Akufen Match Game
Published Jan 01, 2006"I'm interested in any source of sound, other than what is too familiar," says Montreal-based soundsmith Marc Leclair, better known as Akufen. There's no question that the avoidance of all things familiar has informed Leclair's work, whether during his promising years as a visual artist or his long-time focus on the exploration of sound. A childhood spent "ripping my parents' record collection to shreds" via a double cassette deck and studying piano and guitar gave way to analog synths, a sequencer, and eventually Akufen's instrument of choice the sampler. Leclair is particularly fascinated with the radio, recording hours of random material each day and later incorporating hundreds of tiny snippets into his music. While many other electronic music producers have sampled from pop culture and the radio specifically, Akufen is in a league of his own, constructing with an assured sense of subtlety, poetry and musicality. His earlier EPs on Oral, Hautec, Trapez and Perlon hinted at what was to come, but Akufen's stunning My Way album on Germany's Force Inc. shows just what can be done with thousands of hours of source material, a computer, and one intensely creative mind.

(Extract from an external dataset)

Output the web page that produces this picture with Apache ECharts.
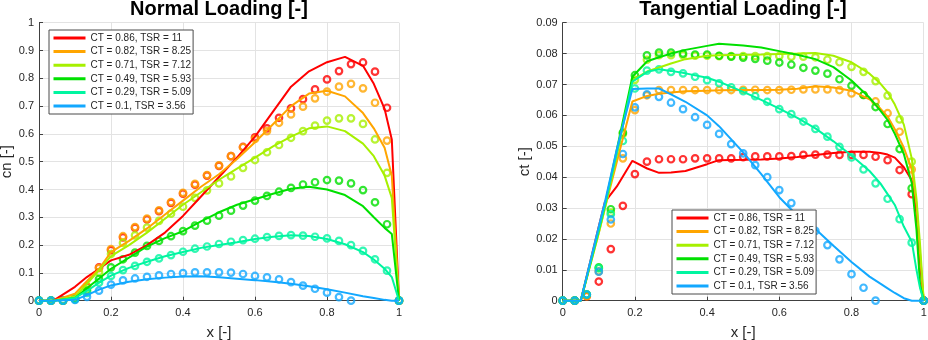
<!DOCTYPE html>
<html><head><meta charset="utf-8">
<script src="https://cdn.jsdelivr.net/npm/echarts@6/dist/echarts.min.js"></script>
<style>html,body{margin:0;padding:0;background:#fff}#c{width:928px;height:340px}</style>
</head><body><div id="c"></div>
<script>
// ---------- data ----------
const seriesNames = ['CT = 0.86, TSR = 11','CT = 0.82, TSR = 8.25','CT = 0.71, TSR = 7.12','CT = 0.49, TSR = 5.93','CT = 0.29, TSR = 5.09','CT = 0.1, TSR = 3.56'];
const seriesColors = ['#FF0000','#FFA500','#A6F000','#00E000','#00F5A0','#12A8FF'];

const xTicks = [0, 0.2, 0.4, 0.6, 0.8, 1];
const cnTicks = [0,0.1,0.2,0.3,0.4,0.5,0.6,0.7,0.8,0.9,1];
const ctTicks = [0,0.01,0.02,0.03,0.04,0.05,0.06,0.07,0.08,0.09];

// measured points (circles)
const xPts = [0,0.0333,0.0667,0.1,0.1333,0.1667,0.2,0.2333,0.2667,0.3,0.3333,0.3667,0.4,0.4333,0.4667,0.5,0.5333,0.5667,0.6,0.6333,0.6667,0.7,0.7333,0.7667,0.8,0.8333,0.8667,0.9,0.9333,0.9667,1];

const cnRedPts    = [0,0,0,0.008,0.05,0.12,0.182,0.228,0.262,0.292,0.322,0.352,0.385,0.417,0.45,0.485,0.52,0.553,0.588,0.62,0.658,0.692,0.725,0.76,0.796,0.826,0.851,0.857,0.824,0.694,0];
const cnOrangePts = [0,0,0,0.01,0.052,0.117,0.186,0.232,0.265,0.295,0.325,0.355,0.388,0.42,0.452,0.487,0.52,0.552,0.582,0.61,0.64,0.67,0.698,0.728,0.752,0.77,0.78,0.764,0.712,0.576,0];
const cnLimePts   = [0,0,0,0.01,0.04,0.102,0.168,0.208,0.235,0.263,0.287,0.313,0.338,0.37,0.397,0.422,0.447,0.478,0.506,0.534,0.56,0.586,0.61,0.63,0.648,0.656,0.656,0.636,0.58,0.46,0];
const cnGreenPts  = [0,0,0,0.006,0.035,0.078,0.12,0.149,0.173,0.197,0.215,0.232,0.25,0.27,0.288,0.306,0.324,0.342,0.36,0.377,0.392,0.406,0.418,0.426,0.434,0.432,0.422,0.398,0.354,0.275,0];
const cnCyanPts   = [0,0,0,0.005,0.028,0.065,0.089,0.11,0.125,0.14,0.152,0.164,0.176,0.187,0.195,0.204,0.212,0.218,0.223,0.229,0.233,0.236,0.234,0.23,0.224,0.215,0.2,0.179,0.149,0.108,0];
const cnBluePts   = [0,0,0,0.003,0.014,0.036,0.058,0.073,0.08,0.086,0.091,0.096,0.099,0.102,0.102,0.102,0.101,0.096,0.089,0.084,0.077,0.067,0.054,0.043,0.029,0.013,0,null,null,null,0];

const ctRedPts    = [0,0,0.0015,0.0062,0.0167,0.0307,0.041,0.045,0.0458,0.0458,0.0458,0.0461,0.0461,0.0461,0.0461,0.0465,0.0467,0.0467,0.0467,0.0468,0.0472,0.0473,0.0473,0.0472,0.0472,0.0472,0.0466,0.0455,0.0423,0.0345,0];
const ctOrangePts = [0,0,0.0015,0.0095,0.025,0.0461,0.0617,0.0665,0.0682,0.0682,0.0682,0.0682,0.0682,0.0682,0.0682,0.0683,0.0683,0.0682,0.0682,0.0683,0.0684,0.0684,0.0684,0.0682,0.0671,0.0666,0.0645,0.0607,0.0547,0.0425,0];
const ctLimePts   = [0,0,0.002,0.0105,0.0285,0.054,0.0715,0.078,0.0795,0.0795,0.0795,0.0793,0.0793,0.0792,0.0792,0.0792,0.0792,0.0792,0.0792,0.079,0.079,0.0788,0.078,0.0772,0.0757,0.0741,0.0711,0.0664,0.0587,0.045,0];
const ctGreenPts  = [0,0,0.002,0.0108,0.0296,0.0544,0.073,0.0794,0.0803,0.0803,0.08,0.0797,0.0797,0.0793,0.079,0.0787,0.0783,0.0777,0.0771,0.0764,0.0754,0.0745,0.0735,0.0717,0.0696,0.0666,0.0627,0.0572,0.0491,0.0364,0];
const ctCyanPts   = [0,0,0.002,0.0105,0.028,0.0517,0.0687,0.0745,0.0749,0.0741,0.0736,0.0725,0.0714,0.0704,0.0691,0.0678,0.0662,0.0644,0.062,0.0604,0.058,0.0556,0.0531,0.0498,0.0464,0.0425,0.038,0.033,0.0264,0.0188,0];
const ctBluePts   = [0,0,0.002,0.0094,0.0263,0.0475,0.0626,0.0668,0.066,0.0641,0.062,0.0594,0.0569,0.054,0.0507,0.0477,0.0439,0.04,0.0358,0.0316,0.0272,0.0226,0.018,0.0134,0.0086,0.0042,0,null,null,null,0];

// simulated curves (lines)
const cnLineX = [0,0.04,0.1,0.133,0.167,0.2,0.25,0.3,0.35,0.4,0.45,0.5,0.55,0.6,0.65,0.7,0.75,0.8,0.85,0.9,0.93,0.96,0.98,1];
const cnRedLine    = [0,0,0.05,0.085,0.115,0.145,0.165,0.2,0.245,0.305,0.375,0.445,0.515,0.59,0.68,0.77,0.825,0.858,0.877,0.845,0.78,0.69,0.58,0];
const cnOrangeLine = [0,0,0.025,0.07,0.115,0.175,0.215,0.26,0.31,0.36,0.41,0.455,0.51,0.57,0.635,0.7,0.745,0.755,0.735,0.675,0.62,0.55,0.45,0];
const cnLimeLine   = [0,0,0.015,0.06,0.11,0.16,0.2,0.245,0.295,0.345,0.39,0.435,0.475,0.515,0.555,0.59,0.62,0.627,0.61,0.565,0.52,0.45,0.37,0];
const cnGreenLine  = [0,0,0.01,0.045,0.08,0.115,0.155,0.195,0.225,0.25,0.285,0.318,0.345,0.365,0.385,0.403,0.41,0.4,0.38,0.34,0.3,0.262,0.24,0];
const cnCyanLine   = [0,0,0.01,0.035,0.065,0.09,0.118,0.14,0.16,0.175,0.19,0.2,0.21,0.222,0.23,0.235,0.233,0.222,0.203,0.175,0.148,0.115,0.085,0];
const cnBlueLine   = [0,0,0.003,0.02,0.04,0.055,0.068,0.077,0.083,0.087,0.088,0.084,0.079,0.074,0.068,0.061,0.052,0.041,0.029,0.016,0.01,0.003,0,0];

const ctLineX = [0,0.05,0.1,0.117,0.15,0.193,0.234,0.267,0.3,0.34,0.4,0.433,0.5,0.55,0.6,0.65,0.7,0.75,0.8,0.85,0.88,0.9,0.92,0.945,0.967,0.98,0.99,1];
const ctRedLine    = [0,0,0.024,0.032,0.037,0.0453,0.0428,0.0414,0.0415,0.042,0.0442,0.0455,0.0456,0.0457,0.046,0.0465,0.0472,0.0478,0.0482,0.0482,0.0478,0.0473,0.0463,0.0432,0.039,0.028,0.012,0];
const ctOrangeLine = [0,0,0.022,0.03,0.045,0.0645,0.0663,0.067,0.0674,0.0678,0.068,0.0681,0.0682,0.0682,0.0683,0.0686,0.0694,0.069,0.068,0.0652,0.0622,0.0596,0.0555,0.0495,0.0425,0.0314,0.015,0];
const ctLimeLine   = [0,0,0.022,0.03,0.047,0.0714,0.0742,0.0755,0.0768,0.0782,0.0793,0.0795,0.0796,0.0797,0.0799,0.08,0.0802,0.0793,0.0772,0.0735,0.0703,0.0675,0.0635,0.057,0.046,0.033,0.018,0];
const ctGreenLine  = [0,0,0.023,0.031,0.049,0.0725,0.0775,0.0788,0.08,0.0812,0.0825,0.0832,0.0826,0.082,0.0808,0.0796,0.0782,0.0756,0.0713,0.0657,0.0615,0.0585,0.054,0.0475,0.038,0.023,0.005,0];
const ctCyanLine   = [0,0,0.023,0.031,0.048,0.0709,0.0741,0.0749,0.0744,0.0736,0.0722,0.0709,0.0676,0.065,0.0622,0.0592,0.0558,0.0516,0.047,0.042,0.038,0.0345,0.031,0.024,0.0191,0.01,0.004,0];
const ctBlueLine   = [0,0,0.024,0.032,0.049,0.0685,0.0687,0.0687,0.0668,0.0644,0.06,0.0565,0.048,0.041,0.0335,0.0275,0.0232,0.0178,0.0125,0.0078,0.0055,0.004,0.0025,0.0008,0,0,0,0];

// ---------- build ----------
const FONT = '"Liberation Sans", Arial, Helvetica, sans-serif';
const AX = '#404040', TXT = '#262626', GRIDC = '#E3E3E3';

const cnPts = [cnRedPts, cnOrangePts, cnLimePts, cnGreenPts, cnCyanPts, cnBluePts];
const ctPts = [ctRedPts, ctOrangePts, ctLimePts, ctGreenPts, ctCyanPts, ctBluePts];
const cnLines = [cnRedLine, cnOrangeLine, cnLimeLine, cnGreenLine, cnCyanLine, cnBlueLine];
const ctLines = [ctRedLine, ctOrangeLine, ctLimeLine, ctGreenLine, ctCyanLine, ctBlueLine];

function pairs(xs, ys) {
  const out = [];
  for (let i = 0; i < xs.length; i++) if (ys[i] !== null) out.push([xs[i], ys[i]]);
  return out;
}

function xAxisDef(gi) {
  return {
    type: 'value', gridIndex: gi, min: xTicks[0], max: xTicks[xTicks.length - 1], interval: xTicks[1] - xTicks[0],
    name: 'x [-]', nameLocation: 'middle', nameGap: 25,
    nameTextStyle: { fontSize: 15, color: TXT, fontFamily: FONT },
    axisLine: { show: true, onZero: false, lineStyle: { color: AX, width: 1 } },
    axisTick: { show: true, inside: true, length: 4, lineStyle: { color: AX } },
    axisLabel: { fontSize: 11, color: TXT, margin: 7, fontFamily: FONT },
    splitLine: { show: true, lineStyle: { color: GRIDC, width: 1 } }
  };
}
function yAxisDef(gi, ticks, name, gap) {
  return {
    type: 'value', gridIndex: gi, min: ticks[0], max: ticks[ticks.length - 1], interval: ticks[1] - ticks[0],
    name: name, nameLocation: 'middle', nameGap: gap, nameRotate: 90,
    nameTextStyle: { fontSize: 15, color: TXT, fontFamily: FONT },
    axisLine: { show: true, onZero: false, lineStyle: { color: AX, width: 1 } },
    axisTick: { show: true, inside: true, length: 4, lineStyle: { color: AX } },
    axisLabel: { fontSize: 11, color: TXT, margin: 5, fontFamily: FONT },
    splitLine: { show: true, lineStyle: { color: GRIDC, width: 1 } }
  };
}
function legendDef(left, top) {
  return {
    data: seriesNames, orient: 'vertical', left: left, top: top,
    itemWidth: 32, itemHeight: 11, itemGap: 3.6,
    padding: [3, 2, 3, 3],
    backgroundColor: '#fff', borderColor: '#4a4a4a', borderWidth: 1,
    lineStyle: { width: 3 },
    itemStyle: { opacity: 0 },
    textStyle: { fontSize: 10, color: TXT, fontFamily: FONT },
    selectedMode: false
  };
}

const series = [];
[[cnLineX, cnLines, cnPts], [ctLineX, ctLines, ctPts]].forEach(([lx, lines, pts], gi) => {
  for (let i = 0; i < seriesNames.length; i++) {
    series.push({
      type: 'line', name: seriesNames[i], xAxisIndex: gi, yAxisIndex: gi,
      data: pairs(lx, lines[i]), symbol: 'none', clip: false,
      lineStyle: { color: seriesColors[i], width: 2 }, itemStyle: { color: seriesColors[i] },
      emphasis: { disabled: true }
    });
    series.push({
      type: 'scatter', name: seriesNames[i] + ' (meas)', xAxisIndex: gi, yAxisIndex: gi,
      data: pairs(xPts, pts[i]), symbol: 'circle', symbolSize: 6.5, clip: false,
      itemStyle: { color: 'rgba(0,0,0,0)', borderColor: seriesColors[i], borderWidth: 2.2 },
      emphasis: { disabled: true }
    });
  }
});

const option = {
  animation: false,
  backgroundColor: '#fff',
  textStyle: { fontFamily: FONT },
  title: [
    { text: 'Normal Loading [-]', left: 219, top: -1, textAlign: 'center', padding: 0,
      textStyle: { fontSize: 20, fontWeight: 'bold', color: '#000', fontFamily: FONT } },
    { text: 'Tangential Loading [-]', left: 743, top: -1, textAlign: 'center', padding: 0,
      textStyle: { fontSize: 20, fontWeight: 'bold', color: '#000', fontFamily: FONT } }
  ],
  grid: [
    { left: 39, top: 22.7, width: 360, height: 278, containLabel: false, outerBoundsMode: 'none' },
    { left: 562.7, top: 22.7, width: 361, height: 278, containLabel: false, outerBoundsMode: 'none' }
  ],
  xAxis: [xAxisDef(0), xAxisDef(1)],
  yAxis: [yAxisDef(0, cnTicks, 'cn [-]', 22), yAxisDef(1, ctTicks, 'ct [-]', 27)],
  legend: [legendDef(49, 30), legendDef(672, 210)],
  series: series
};

const chart = echarts.init(document.getElementById('c'));
chart.setOption(option);
</script>
</body></html>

"I go in and chop very much at random, so that the result is, even for myself, nothing that I can expect. I let the sequencer roll and I add the bits, one at a time, and see if it works. I think the first person that I have to surprise is me. I keep everything; everything is reusable in a different context. Although, one day I'd like to do pieces where no one sound comes back, not even twice. It's like building an Eiffel Tower out of matches."
It's clear that predictability is to be avoided for Leclair, a man who manages to balance serious and playful, abstract with downright danceable. He is also incredibly gifted at crafting killer grooves from his quirky sources, spending much time on doing so. "If it makes sense without the beat, then I'm on the right path; if it doesn't, I'll keep working on it," Akufen shares. "Eventually, I'd love to remove the percussion entirely and just have grooves made out of sounds. I think it's important to do. The public is too much a slave to the beat and eventually it would be nice to try and make people accept that it's possible to dance and have a good groove without it.
"If you don't take risks, you'll never have results, you will stay uneducated. To me, to really have the guts to explore, to go and try new things is to find answers to your personal questions."